The Power of 20 Shots in Sacramento

Madison Hoffmann
Staff Writer

News_Madison Hoffmann_20 shots in Sacramento_All-Nite Images, Flickr.jpg

PC: All-Nite Images/Flickr

Cities across the United States marched for an end to gun violence on March 17, only to be followed by an all too familiar murder by gunfire on March 18. Stephon Clark, a 22-year-old black man living in Sacramento, California, was killed after 20 shots were fired at him by two police officers who believed that Clark had a gun. The names of the police officers are not currently being released by the Sacramento Sheriff’s Department.

The supposed gun was actually a cell phone, and Clark was shot in his grandmother’s backyard. The initial police response came after a tip was made about a man breaking car windows in a neighborhood. The police pursued a man, later identified as Clark, who jumped a fence onto his grandmother’s property.

According to the police, the 20 deadly shots were fired after officers believed Clark was pointing a gun at them. The body cameras of the police officers give a visual retelling of the haunting story. Adding to the scrutiny is that the two officers cut their audio off when responding officers joined the scene.
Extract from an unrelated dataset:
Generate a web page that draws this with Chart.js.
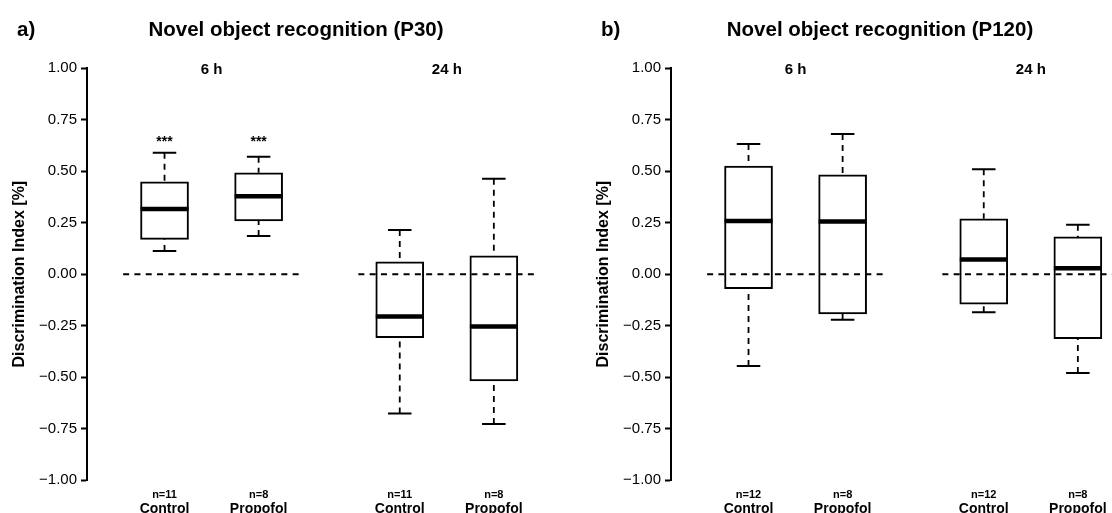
<!DOCTYPE html>
<html>
<head>
<meta charset="utf-8">
<script src="https://cdn.jsdelivr.net/npm/chart.js@4"></script>
<style>
html, body { margin: 0; padding: 0; background: #fff; overflow: hidden; }
#wrap { position: relative; width: 1112px; height: 513px; overflow: hidden; }
#wrap canvas { position: absolute; top: 0; }
</style>
</head>
<body>
<div id="wrap">
  <canvas id="p30" width="584" height="513" style="left:0px"></canvas>
  <canvas id="p120" width="584" height="513" style="left:584px"></canvas>
</div>
<script>
// shared layout of both panels
const positions = [1, 2, 3.5, 4.5];
const groupNames = ['Control', 'Propofol', 'Control', 'Propofol'];
const timeLabels = ['6 h', '24 h'];
const timePositions = [1.5, 4];
const zeroSegments = [[0.56, 2.43], [3.06, 4.93]];

// P30 boxplots
const p30N = ['n=11', 'n=8', 'n=11', 'n=8'];
const p30Low = [0.113, 0.185, -0.677, -0.728];
const p30Q1 = [0.169, 0.259, -0.308, -0.519];
const p30Median = [0.316, 0.379, -0.206, -0.254];
const p30Q3 = [0.449, 0.492, 0.060, 0.089];
const p30High = [0.590, 0.570, 0.215, 0.463];
const p30Stars = ['***', '***', '', ''];

// P120 boxplots
const p120N = ['n=12', 'n=8', 'n=12', 'n=8'];
const p120Low = [-0.446, -0.222, -0.185, -0.480];
const p120Q1 = [-0.070, -0.193, -0.146, -0.313];
const p120Median = [0.258, 0.256, 0.071, 0.029];
const p120Q3 = [0.525, 0.483, 0.269, 0.181];
const p120High = [0.632, 0.681, 0.510, 0.240];
const p120Stars = ['', '', '', ''];

const FONT = '"Liberation Sans", Arial, Helvetica, sans-serif';

function fmt(v) {
  const s = Math.abs(v).toFixed(2);
  return v < -1e-9 ? '\u2212' + s : s;
}

const boxParts = {
  id: 'boxParts',
  beforeDatasetsDraw(chart, args, o) {
    const ctx = chart.ctx, xs = chart.scales.x, ys = chart.scales.y;
    ctx.save();
    ctx.strokeStyle = '#000';
    positions.forEach((p, i) => {
      const x = xs.getPixelForValue(p);
      ctx.lineWidth = 1.8;
      ctx.setLineDash([6, 5]);
      ctx.beginPath();
      ctx.moveTo(x, ys.getPixelForValue(o.high[i]));
      ctx.lineTo(x, ys.getPixelForValue(o.q3[i]));
      ctx.moveTo(x, ys.getPixelForValue(o.low[i]));
      ctx.lineTo(x, ys.getPixelForValue(o.q1[i]));
      ctx.stroke();
      ctx.setLineDash([]);
      ctx.lineWidth = 2;
      ctx.beginPath();
      [o.high[i], o.low[i]].forEach(v => {
        const y = ys.getPixelForValue(v);
        ctx.moveTo(xs.getPixelForValue(p - 0.125), y);
        ctx.lineTo(xs.getPixelForValue(p + 0.125), y);
      });
      ctx.stroke();
    });
    ctx.restore();
  },
  afterDatasetsDraw(chart, args, o) {
    const ctx = chart.ctx, xs = chart.scales.x, ys = chart.scales.y;
    ctx.save();
    ctx.strokeStyle = '#000';
    ctx.lineWidth = 4.5;
    positions.forEach((p, i) => {
      const x = xs.getPixelForValue(p);
      const y = ys.getPixelForValue(o.median[i]);
      ctx.beginPath();
      ctx.moveTo(x - 24, y);
      ctx.lineTo(x + 24, y);
      ctx.stroke();
    });
    ctx.restore();
  },
  afterDraw(chart, args, o) {
    const ctx = chart.ctx, xs = chart.scales.x, ys = chart.scales.y;
    const area = chart.chartArea;
    ctx.save();
    ctx.fillStyle = '#000';
    ctx.textBaseline = 'alphabetic';
    ctx.font = 'bold 20.5px ' + FONT;
    ctx.textAlign = 'left';
    ctx.fillText(o.tag, 17, 35.5);
    ctx.textAlign = 'center';
    ctx.fillText(o.title, 296, 35.5);

    ctx.textBaseline = 'middle';
    ctx.font = 'bold 15px ' + FONT;
    timeLabels.forEach((t, i) => {
      ctx.fillText(t, xs.getPixelForValue(timePositions[i]), ys.getPixelForValue(1) + 1.5);
    });
    ctx.font = 'bold 14px ' + FONT;
    o.stars.forEach((s, i) => {
      if (s) ctx.fillText(s, xs.getPixelForValue(positions[i]), ys.getPixelForValue(0.64));
    });

    ctx.textBaseline = 'alphabetic';
    positions.forEach((p, i) => {
      const x = xs.getPixelForValue(p);
      ctx.font = 'bold 11px ' + FONT;
      ctx.fillText(o.n[i], x, area.bottom + 17.5);
      ctx.font = 'bold 14px ' + FONT;
      ctx.fillText(groupNames[i], x, area.bottom + 32.5);
    });
    ctx.restore();
  }
};

function makePanel(id, tag, title, low, q1, median, q3, high, n, stars) {
  const boxes = positions.map((p, i) => ({ x: p, y: [q1[i], q3[i]] }));
  const zeroLines = zeroSegments.map(seg => ({
    type: 'line',
    data: [{ x: seg[0], y: 0 }, { x: seg[1], y: 0 }],
    borderColor: '#000',
    borderWidth: 2,
    borderDash: [6, 5.3],
    pointRadius: 0,
    fill: false,
    order: 0
  }));
  return new Chart(document.getElementById(id), {
    type: 'bar',
    data: {
      datasets: [{
        type: 'bar',
        data: boxes,
        backgroundColor: '#fff',
        borderColor: '#000',
        borderWidth: 2,
        borderSkipped: false,
        barThickness: 48,
        order: 1
      }].concat(zeroLines)
    },
    options: {
      responsive: false,
      animation: false,
      events: [],
      layout: { padding: { left: 0, top: 68.3, right: 33.7, bottom: 33 } },
      plugins: {
        legend: { display: false },
        tooltip: { enabled: false },
        boxParts: { tag, title, low, q1, median, q3, high, n, stars }
      },
      scales: {
        x: { type: 'linear', min: 0.176, max: 5.1, offset: false, display: false },
        y: {
          type: 'linear',
          min: -1,
          max: 1,
          afterFit(s) { s.width = 87; },
          ticks: {
            stepSize: 0.25,
            color: '#000',
            padding: 4,
            font: { family: FONT, size: 15 },
            callback: v => fmt(v)
          },
          grid: {
            display: true,
            drawOnChartArea: false,
            drawTicks: true,
            tickLength: 6,
            tickWidth: 2,
            tickColor: '#000',
            color: '#000'
          },
          border: { display: true, color: '#000', width: 2 },
          title: {
            display: true,
            text: 'Discrimination Index [%]',
            color: '#000',
            font: { family: FONT, size: 16, weight: 'bold' },
            padding: { top: 9.5, bottom: 0 }
          }
        }
      }
    },
    plugins: [boxParts]
  });
}

makePanel('p30', 'a)', 'Novel object recognition (P30)',
  p30Low, p30Q1, p30Median, p30Q3, p30High, p30N, p30Stars);
makePanel('p120', 'b)', 'Novel object recognition (P120)',
  p120Low, p120Q1, p120Median, p120Q3, p120High, p120N, p120Stars);
</script>
</body>
</html>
Many things are still unclear after the death of Clark. Questions are filling news outlets about how many shots hit Clark, why the officers turned off their audio and if Clark was the one who busted the car windows. What is clear and what needs to be focused on is the reality that another unarmed black man has died due to excessive police force.

Clark’s funeral was on Thursday, where he was surrounded by hundreds of mourners. This included Reverend Al Sharpton, a prominent civil rights activist who delivered the eulogy.

“You don’t tell people in pain how to handle their pain. You don’t tell people when you kill their loved one how to grieve. We did not come for you uppity-bourgeois proper folk, we came for Ste’vante, we came for the family, we came because this boy should still be alive today,” said Sharpton. “Yesterday, the president’s press secretary said this was a local matter. No this is not a local matter. They’ve been killing young black men all over the country and we are here to say that we are going to stand with Stephon Clark and leaders of his family.”

Sharpton urged attendees to turn the mourning of Clark’s death into a surge of activism against police violence.

“We will never let you forget the name of Stephon Clark until we get justice.”

The death of Clark has reignited similar protests held in the past years in cities such as Ferguson, Missouri and Charlotte, North Carolina. Protesters who were led by Clark’s brother Ste’vante took over Sacramento’s City Hall lobby and shut down the meeting. Ste’vante confronted Sacramento mayor, Darrell Steinberg and interrupted a speech to take the stage and start a call-response chant of “I am Stephon.”

Later on, hundreds of protesters blocked ticket-holders from entering the stadium of the Sacramento Kings basketball game. Following this demonstration, the Kings announced partnerships with activist groups such as Black Lives Matters to fund education for young black men and have promised to pay for the schooling of Clark’s children.

The investigation behind the death of Clark is continuing, but an independent autopsy ordered by Clark’s family was released to the public on Sunday. The exam shows that eight bullets hit the back or side of Clark, none coming from the front, contradicting police remarks that the victim was moving towards them when they fired.

“This independent autopsy affirms that Stephon was not a threat to police and was slain in another senseless police killing under increasingly questionable circumstances,” said Benjamin Crump, the attorney representing the Clark family.